** begin **

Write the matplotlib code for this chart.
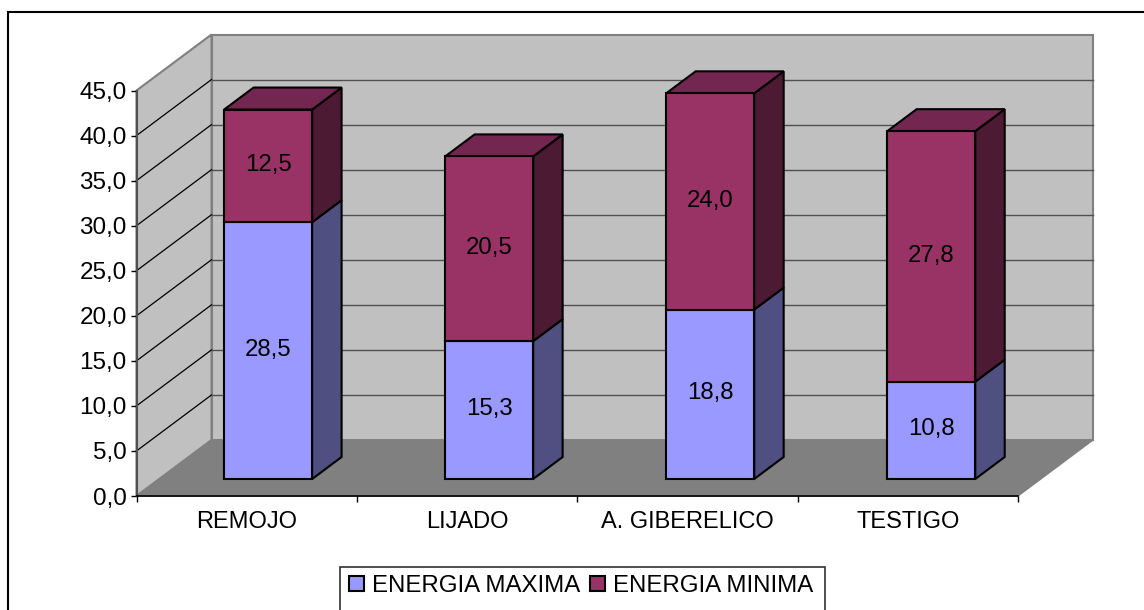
import matplotlib
matplotlib.use('Agg')
import matplotlib.pyplot as plt
from matplotlib.patches import Polygon, Rectangle

plt.rcParams['font.family'] = ['Liberation Sans', 'DejaVu Sans']

categories = ['REMOJO', 'LIJADO', 'A. GIBERELICO', 'TESTIGO']
energia_maxima = [28.5, 15.3, 18.8, 10.8]
energia_minima = [12.5, 20.5, 24.0, 27.8]
series_names = ['ENERGIA MAXIMA', 'ENERGIA MINIMA']
y_ticks = [0, 5, 10, 15, 20, 25, 30, 35, 40, 45]

W, H = 1144, 610
fig = plt.figure(figsize=(W / 100, H / 100), dpi=100)

# front plane of the plot box, in pixels
left, right, top, bottom = 136.5, 1018, 90.5, 496
ax = fig.add_axes([left / W, 1 - bottom / H, (right - left) / W, (bottom - top) / H])
ax.set_xlim(0, 4)
ax.set_ylim(0, 45)
ax.patch.set_visible(False)

# frame round the chart, right and bottom sides fall off the picture
fig.add_artist(Rectangle((8 / W, -0.05), 1.2, 1 - 12 / H + 0.05, transform=fig.transFigure,
                         fill=False, ec='black', lw=1.5))

px_x = (right - left) / 4
px_y = (bottom - top) / 45
DEPTH_X, DEPTH_Y = 75, 56


def pt(x, y, d=0.0):
    # d is depth in pixels up the floor (0 front, DEPTH_Y back wall)
    return (x + d * DEPTH_X / DEPTH_Y / px_x, y + d / px_y)


def poly(points, **kw):
    p = Polygon(points, closed=True, clip_on=False, **kw)
    ax.add_patch(p)
    return p


# walls and floor
poly([pt(0, 0, 56), pt(4, 0, 56), pt(4, 45, 56), pt(0, 45, 56)], fc='#C0C0C0', ec='#808080', lw=1.5, zorder=1)
poly([pt(0, 0), pt(0, 0, 56), pt(0, 45, 56), pt(0, 45)], fc='#C0C0C0', ec='#808080', lw=1.5, zorder=1)
poly([pt(0, 0), pt(4, 0), pt(4, 0, 56), pt(0, 0, 56)], fc='#808080', ec='#808080', lw=1, zorder=1)

# gridlines on the side wall and back wall
for v in y_ticks[1:-1]:
    a, b, c = pt(0, v), pt(0, v, 56), pt(4, v, 56)
    ax.plot([a[0], b[0]], [a[1], b[1]], color='black', lw=0.9, zorder=2, clip_on=False)
    ax.plot([b[0], c[0]], [b[1], c[1]], color='#505050', lw=1, zorder=2, clip_on=False)

# bars
BAR_D = 17
BAR_DEPTH = 22
bar_w = 88 / px_x
edge = dict(ec='black', lw=1.5)
styles = [('#9999FF', '#4F4F82', '#6E6EB8'), ('#993366', '#4D1A33', '#732650')]

for i, cat in enumerate(categories):
    xc = 0.494 + i * 1.003
    base = 0
    for j, vals in enumerate([energia_maxima, energia_minima]):
        v = vals[i]
        front, side, lid = styles[j]
        x0 = xc - bar_w / 2
        x1 = xc + bar_w / 2
        d = BAR_D
        d2 = BAR_D + BAR_DEPTH
        poly([pt(x1, base, d), pt(x1, base, d2), pt(x1, base + v, d2), pt(x1, base + v, d)],
             fc=side, zorder=3 + i, **edge)
        if j == 1:
            poly([pt(x0, base + v, d), pt(x1, base + v, d), pt(x1, base + v, d2), pt(x0, base + v, d2)],
                 fc=lid, zorder=3 + i, **edge)
        fx, fy = pt(xc, base, d)
        ax.bar(fx, v, bottom=fy, width=bar_w, color=front, zorder=3.5 + i, clip_on=False, **edge)
        tx, ty = pt(xc, base + v / 2, d)
        ax.text(tx, ty + 0.1, f'{v:.1f}'.replace('.', ','), ha='center', va='center',
                fontsize=17.3, color='black', zorder=10)
        base += v

# axes
for s in ['top', 'right']:
    ax.spines[s].set_visible(False)
ax.spines['left'].set_color('#505050')
ax.spines['left'].set_linewidth(1.5)
ax.spines['bottom'].set_linewidth(1.2)
ax.spines['left'].set_zorder(2.5)
ax.spines['bottom'].set_zorder(2.5)
ax.set_yticks(y_ticks)
ax.set_yticklabels([f'{v:.1f}'.replace('.', ',') for v in y_ticks], fontsize=17.5)
ax.tick_params(axis='y', length=4, width=1, pad=3)
ax.set_xticks([0, 1, 2, 3, 4])
ax.set_xticklabels([])
ax.tick_params(axis='x', length=4, width=1)
ax.set_xticks([0.5, 1.5, 2.5, 3.5], minor=True)
ax.set_xticklabels(categories, minor=True, fontsize=17)
ax.tick_params(axis='x', which='minor', length=0, pad=11)

# legend, its box runs off the bottom of the picture like the frame
fig.add_artist(Rectangle((340 / W, -0.05), 485 / W, 1 - 567 / H + 0.05, transform=fig.transFigure,
                         fc='white', ec='#303030', lw=1.2))
handles = [Rectangle((0, 0), 1, 1, fc=styles[k][0], ec='black', lw=1.5) for k in range(2)]
leg = fig.legend(handles, series_names, loc='center', bbox_to_anchor=(581 / W, 1 - 586 / H),
                 ncol=2, fontsize=17.3, frameon=False,
                 handlelength=0.62, handleheight=0.62, handletextpad=0.33, columnspacing=0.4,
                 borderpad=0.35, borderaxespad=0)
leg.set_zorder(5)

fig.savefig('out.png', dpi=100)
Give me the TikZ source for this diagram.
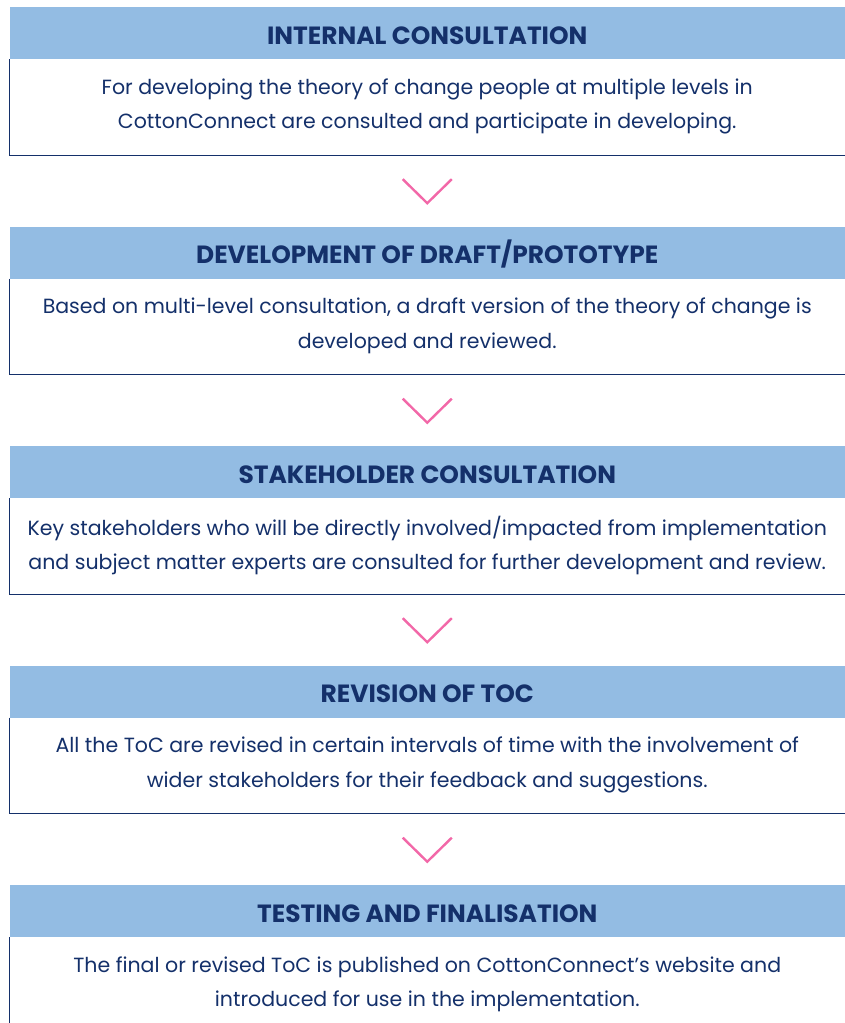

** end **

Find each line with the string "matplotlib" and copy it out.

§ **Expected answer**:
Write the matplotlib code for this chart.
import matplotlib
matplotlib.use('Agg')
import matplotlib.pyplot as plt
from matplotlib.patches import Polygon, Rectangle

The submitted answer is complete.